The Utah Department of Transportation received a staggering 13,000 submissions during the public comment period for the environmental impact statement on how to combat traffic in Little Cottonwood Canyon.
Josh Van Jura, project manager for UDOT, says the number shatters the department’s previous record for public comments on other large projects by nearly 10,000 submissions.
“I think that number really speaks to how much passion there is around Little Cottonwood Canyon,” Van Jura said, noting that it’s too early to say when exactly UDOT will issue a recommendation.
However with the number of submissions, Van Jura said it’s highly unlikely the department will reach a decision by Christmas, and that a time frame spilling into the spring of 2022 is more realistic.
And depending on the substance of the comments — Van Jura said they have received a number of in-depth submissions, the longest from a private citizen being 25 pages — there’s a chance the process could be delayed further.
The public comment period was initially slated to last 45 days, but due to the sheer volume of submissions, was extended to 70 days and ended Sept. 3. Van Jura says that extension likely led to more substantive comments.
“The comments have certainly gotten longer as the comment period progressed,” he said. “Which is great. That’s the point of the comment period, those people spent more time reviewing the document, and therefore they have more complicated questions for us.”
UDOT is currently weighing the feasibility of two options: an 8-mile gondola that would take the public to Snowbird or Alta, or an enhanced bus system with a wider road.
The gondola is estimated to cost taxpayers $592 million and the bus system $510 million.
The debate over how to address Little Cottonwood Canyon’s traffic problem — a reality that during snowstorms or holidays can result in the 8-mile drive taking several hours — has been charged. Both Snowbird and Alta ski resorts have thrown their support behind the gondola, while Salt Lake County Mayor Jenny Wilson and groups like Wasatch Backcountry Alliance favor some kind of enhanced bus service.

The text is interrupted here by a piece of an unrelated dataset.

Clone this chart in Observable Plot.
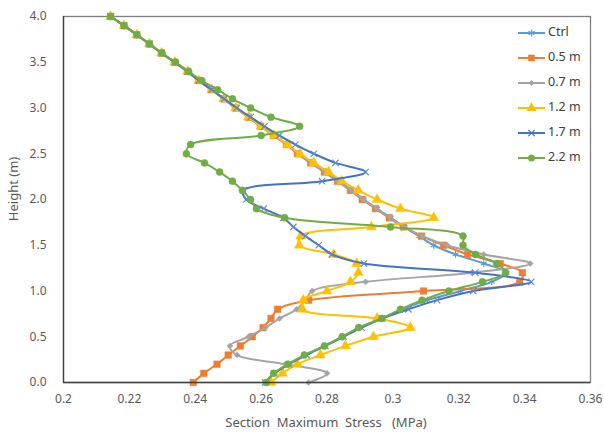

However, Wilson says there are other options she wants to see explored first — like a “user-friendly” hub for public transportation at the bottom of the canyon, improved buses, tolling and a system that rewards carpooling.
“I don’t like either choice, and frankly I think what we’ve done is chase the wrong thing for years,” Wilson said during a press conference in September. “It’s sort of like a Jenga game — if everything is stacked up perfectly, every assumption plays out, you’re going to be fine. But you pull one piece out and the Jenga pieces fall to the ground.”
Van Jura says it’s too early to say if there is a favorite among the public comments.
“I will say there is a lot of support for the gondola. There is a lot of support for the bus. And there’s also support for no action, which is always an alternative in the NEPA process.”
NEPA refers to the National Environmental Policy Act, a law passed in 1970 that dictates how government agencies assess the environmental impacts of proposed projects.
Wilson and Salt Lake County Councilman Jim Bradley both said that while it’s still hard to truly gauge public opinion, they think most side with the enhanced bus option.
“I think if you were to take a poll in Salt Lake County and say here are the two choices, and here’s what they’re going to cost, here’s how they serve you, I think it would be significantly in favor of the bus,” Bradley said.
Van Jura says a number of comments came from out of state, including ski tourists, climbers and second homeowners. He also knows of six nonprofits that organized form entries.
Regardless of where the comments are coming from and how they are being submitted, Van Jura says they all share an equal amount of weight.
And even if the submissions show a clear favorite, the public comment period isn’t a vote — it’s a process to ensure there are no gaps in UDOT’s plan, take into consideration alternatives that aren’t being discussed and to allow the public to push back on the assertions made in the impact statement.
“It’s really to make sure we have a complete and accurate document,” Van Jura said. “And then we’ll make the decision based on the facts within that document.”